The woman's daughter was shot in the thigh but crawled back inside the house, he said.

So the IDF, able to destroy the entire building in five seconds, in the middle of battling Hamas terrorists, decided instead to kill the women and children first, in single file?

Apparently, the Palestinian Arabs have discovered that any claims they make can get headlines if they call B'Tselem. B'Tselem, of course, decides that it should act as morally as possible, by maliciously spreading unverifiable and absurdly over-the-top lies:

B'tselem said it had been unable to corroborate the testimony it had received, but felt it should be made public.

So, let's look at the trustworthiness of Palestinian Arab civilians when making such claims in just the past year:

September, 2008: "Eyewitnesses" reported seeing a settler shoot a boy at point blank range 20 times. It turns out he had been killed by a grenade, and no Israelis were involved.

July, 2008: A Hamas work accident levels a house and kills 7. "Eyewitnesses" said it was an Israeli airstrike.

June, 2008: "Eyewitnesses" say that Zionist settlers release wild pigs to destroy their crops.

February, 2008:
"Eyewitnesses" reported that an explosion in the Bureij camp that killed 8 was caused by Israeli airstrikes, but it was an work accident.

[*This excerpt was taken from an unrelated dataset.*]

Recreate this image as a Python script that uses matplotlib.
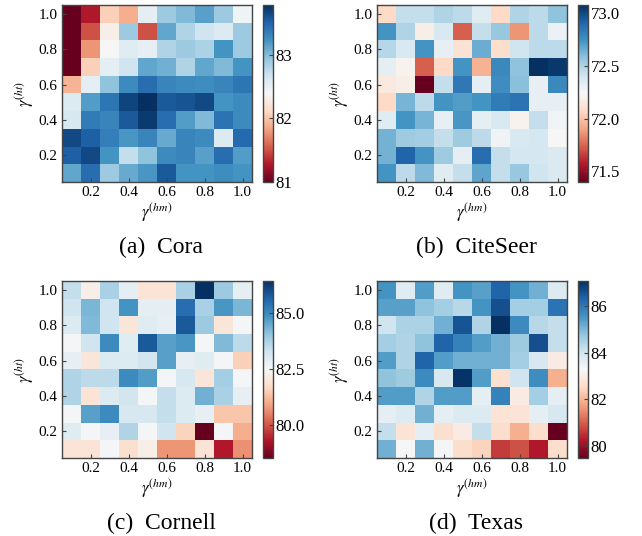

Honest Reporting has many more examples of "eyewitnesses" who are found to have made up the entire story.

In all of these cases (besides the wild pigs) the false claims were loudly parroted by the media, and any corrections - if they occurred at all - would be days later.

And just last week we saw a Gazan family start screaming how they "have no food" as soon as they saw a reporter, who saw plenty of food right there with them.

One would think that after years of lie after lie after lie from "eyewitnesses," verified to be false often by Palestinian Arab sources themselves, that they would start to catch on to the fact that PalArabs know the game and play reporters as patsies.

Journalists, of course, have a vested interest in a "good story," especially with a human component. The idea that people would lie to their faces is distasteful and it implies that they cannot tell the difference between truth and lies, so they are reluctant to correct mistakes.

NGOs have a much greater vested interest in furthering their agendas, regardless of facts, as we see from B'tselem here (at least they admit that the stories aren't verified - many other "human rights" organizations have no problem making up the lies themselves.)

What could it take for the media to wake up and start looking at Palestinian Arab claims with the same skepticism that they would give Western politicians?